All the Republican presidential candidates have seized on the death of Supreme Court Justice Antonin Scalia to make the case for electing one of their own next fall, but Ben Carson is the first of this lot to exploit the justice’s passing for a radio ad. In a spot running on conservative talk radio in South Carolina, a narrator declares that Scalia’s unrelenting opposition to affirmative action was a defining part of his legacy and then promises that Carson will carry the torch for the late justice by promoting “compassionate action” if elected president.
Scalia believed that “we are just one race—American,” the ad begins. Then it continues:
He thought affirmative action was wrong. That racial entitlement preserves the way of thinking that produced slavery, racial privilege, and hatred. More than anyone else running for president, Dr. Ben Carson knows about race—and hatred. He was raised in the ghettos of Detroit. He saw the face of hatred, bigotry, and violence firsthand. So when Dr. Carson says we should replace affirmative action with compassionate action, that it’s a fairer way to treat people, we should listen to him.

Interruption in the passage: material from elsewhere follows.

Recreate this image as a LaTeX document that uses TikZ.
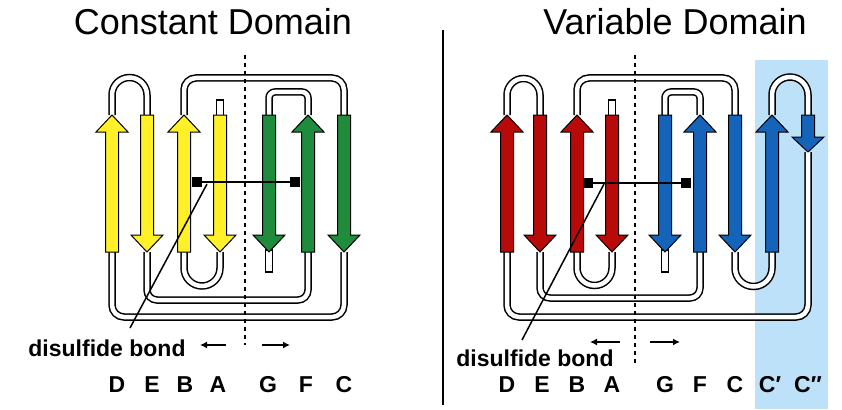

The ad is consistent with what Carson has been saying throughout the campaign—that left-wing “political correctness” poses a greater threat to the United States than, say, the structural racism that affirmative action seeks to address. And with this radio spot, the only African American candidate in the race is seeking to win back GOP voters by citing the fellow whom many conservatives embraced as their movement’s most prominent anti-PC crusader. As the ad notes—in something of a non sequitur—”Judge Scalia’s life has taught us, if you’ve lived the life you believe in, you’ve earned the right to speak about what it has taught you. The rest is just political correctness.”